Entertainers allegedly involved in scandalous behavior will be able to appeal to an ethics committee who will evaluate evidence provided by the entertainers and their agents as well as information from administrative departments and other industry entities before reporting their findings to the Ministry of Culture and Tourism of China. Banned entertainers will also be able to apply to resume work but will first need to obtain approval from the association’s ethics unit.

The association will further monitor, guide, and educate the resuming entertainers to engage in industry training and professional education as well as charity projects to reshape their image.

China’s population is increasingly vocal against celebrities who exhibit bad behaviors. For example, Chinese actress Zheng Shuang, who was suspected to be involved in a surrogacy scandal that culminated in her wanting to abandon her surrogate-born children in the US, triggered a stream of anger from netizens. The scandal caused Zheng to lose commercial deals with film studios, TV networks, fashion magazines, and brands such as Prada. Renowned writer-and-director Guo Jingming and director Yu Zheng also encountered a pan-industry boycott at end of last year after having been found guilty of plagiarizing years ago. 
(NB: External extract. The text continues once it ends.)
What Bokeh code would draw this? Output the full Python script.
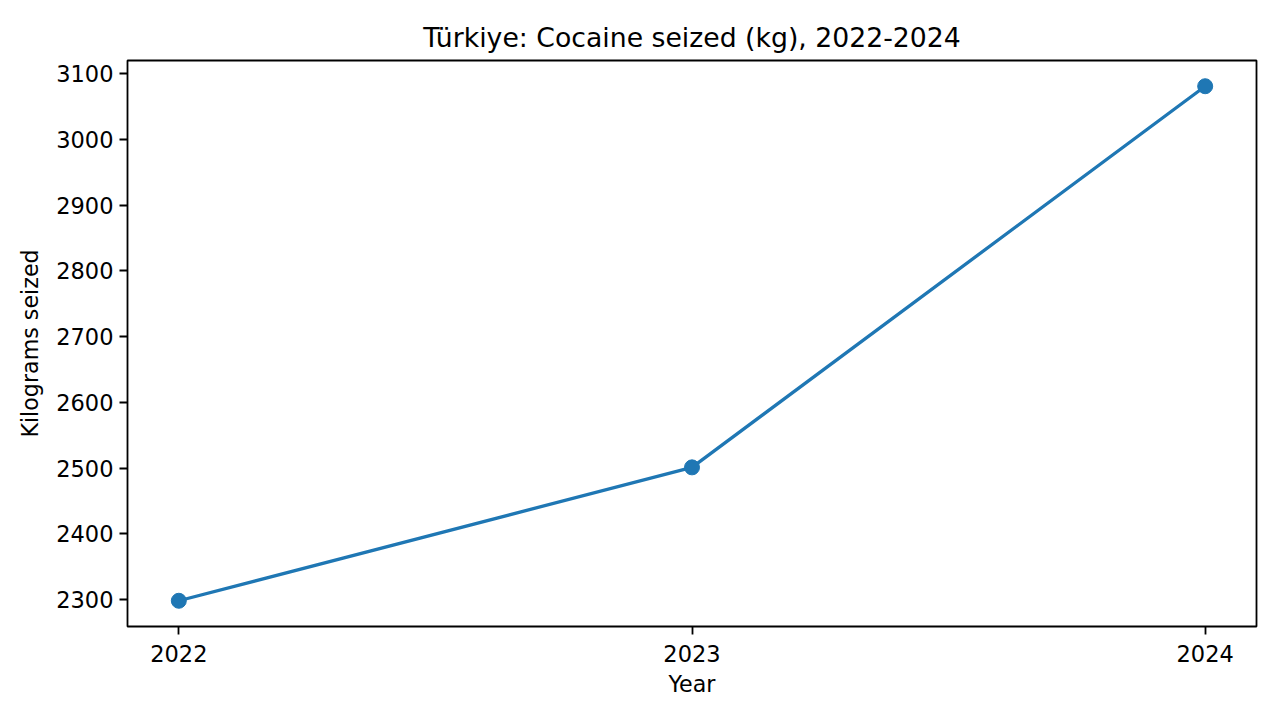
from bokeh.embed import file_html
from bokeh.models import ColumnDataSource, FixedTicker, Range1d
from bokeh.plotting import figure
from bokeh.resources import INLINE

years = [2022, 2023, 2024]
cocaine_kg = [2298, 2501, 3081]
y_ticks = [2300, 2400, 2500, 2600, 2700, 2800, 2900, 3000, 3100]

FONT = "DejaVu Sans"
BLUE = "#1f77b4"

source = ColumnDataSource(data=dict(year=years, kg=cocaine_kg))

# matplotlib-like 5% margins around the data
x_pad = (max(years) - min(years)) * 0.05
y_pad = (max(cocaine_kg) - min(cocaine_kg)) * 0.05

p = figure(
    frame_width=1129, frame_height=566,
    min_border_left=127, min_border_right=8, min_border_top=60, min_border_bottom=86,
    x_range=Range1d(min(years) - x_pad, max(years) + x_pad),
    y_range=Range1d(min(cocaine_kg) - y_pad, max(cocaine_kg) + y_pad),
    title="Türkiye: Cocaine seized (kg), 2022-2024",
    x_axis_label="Year", y_axis_label="Kilograms seized",
    toolbar_location=None, output_backend="svg")

p.line(x="year", y="kg", source=source, line_color=BLUE, line_width=3.3)
p.scatter(x="year", y="kg", source=source, size=15, fill_color=BLUE, line_color=BLUE)

p.title.text_font = FONT
p.title.text_font_size = "26.7px"
p.title.text_font_style = "normal"
p.title.align = "center"
p.title.text_color = "black"
p.title.standoff = 15

p.xaxis.ticker = FixedTicker(ticks=years)
p.yaxis.ticker = FixedTicker(ticks=y_ticks)
p.xaxis.minor_tick_line_color = None
p.yaxis.minor_tick_line_color = None

for ax in (p.xaxis, p.yaxis):
    ax.major_label_text_font = FONT
    ax.major_label_text_font_size = "22.5px"
    ax.major_label_text_color = "black"
    ax.axis_label_text_font = FONT
    ax.axis_label_text_font_size = "22.2px"
    ax.axis_label_text_font_style = "normal"
    ax.axis_label_text_color = "black"
    ax.major_tick_in = 0
    ax.major_tick_out = 8
    ax.major_tick_line_width = 1.8
    ax.major_tick_line_color = "black"
    ax.axis_line_color = None

p.xaxis.major_label_standoff = 10
p.xaxis.axis_label_standoff = 6
p.yaxis.major_label_standoff = 6
p.yaxis.axis_label_standoff = 10

p.grid.grid_line_color = None
p.outline_line_color = "black"
p.outline_line_width = 1.8
p.outline_line_alpha = 1.0

open("out.html", "w").write(file_html(p, INLINE))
Back in 2014, the then-State Administration for Radio Film and Television issued a directive sent to major broadcasters, film distributors, and producers to ban individuals with “bad records,” including those involved in illegal and criminal activities such as drug use and prostitution. The administration also demanded that radio and television broadcasting organizations stop broadcasting movies, short movies, TV shows, and online dramas that featured the relevant stars. However, with the emergence of new entertainment channels, some such entertainers have recently started to reemerge via livestreaming and certain charity events.